Florida State had sold 2,752 Champions Club tickets for the 2018 season as of May 8. The school moved 3,404 such tickets for 2018.

After running to the 2013 title, Florida State put together another undefeated regular season in 2014--and then began their steady fall. The Seminoles went 10-2 in the 2015 regular season before losing to Houston in the Peach Bowl, then 9-3 in the ’16 campaign before beating Michigan in the Orange Bowl.
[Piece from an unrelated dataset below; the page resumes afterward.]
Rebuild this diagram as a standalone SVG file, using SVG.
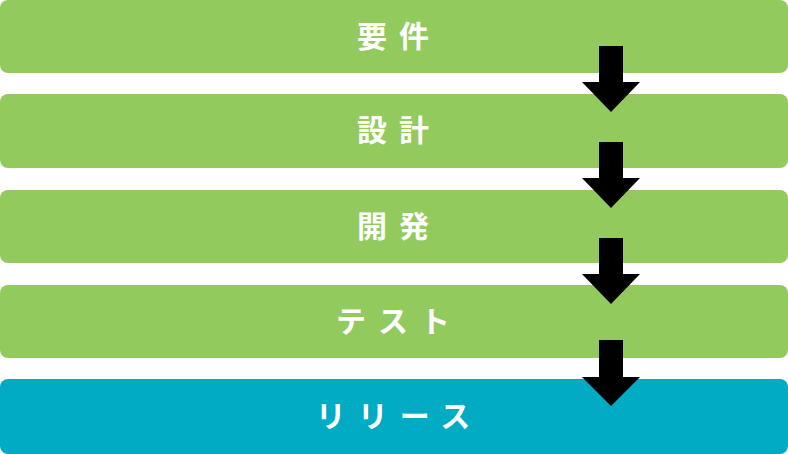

Then, in 2017, Florida State was 5-6 before beating Louisiana-Monroe in a hurricane makeup game solely keep the program’s record bowl streak alive.

The streak ended in 2018, Willie Taggart‘s first as FSU’s head coach, as the Seminoles slumped to a 5-7 season.

Compounding matters is the lackluster home schedule Florida State offers its fans this season. Fate has aligned in such a way that FSU hosts Clemson and Florida in even-numbered years, meaning odd-numbered years see both of the Seminoles’ marquee annual games happen away from Tallahassee. Miami does visit Doak Campbell Stadium in odd-numbered years, but the Hurricanes are in a similar way as Florida State right now.

Florida State opens with Boise State in Jacksonville; in addition to Miami, the Seminoles will see Louisiana-Monroe, Louisville, NC State, Syracuse and Alabama State come to Tallahassee.

“We’ve got to continue to work at selling tickets and attracting boosters back into the organization,” Florida State AD David Coburn told Warchant. “We need to convince our supporters that we need them now more than ever. Even if they’re not going to buy tickets, they still need to stay with the boosters and help us.”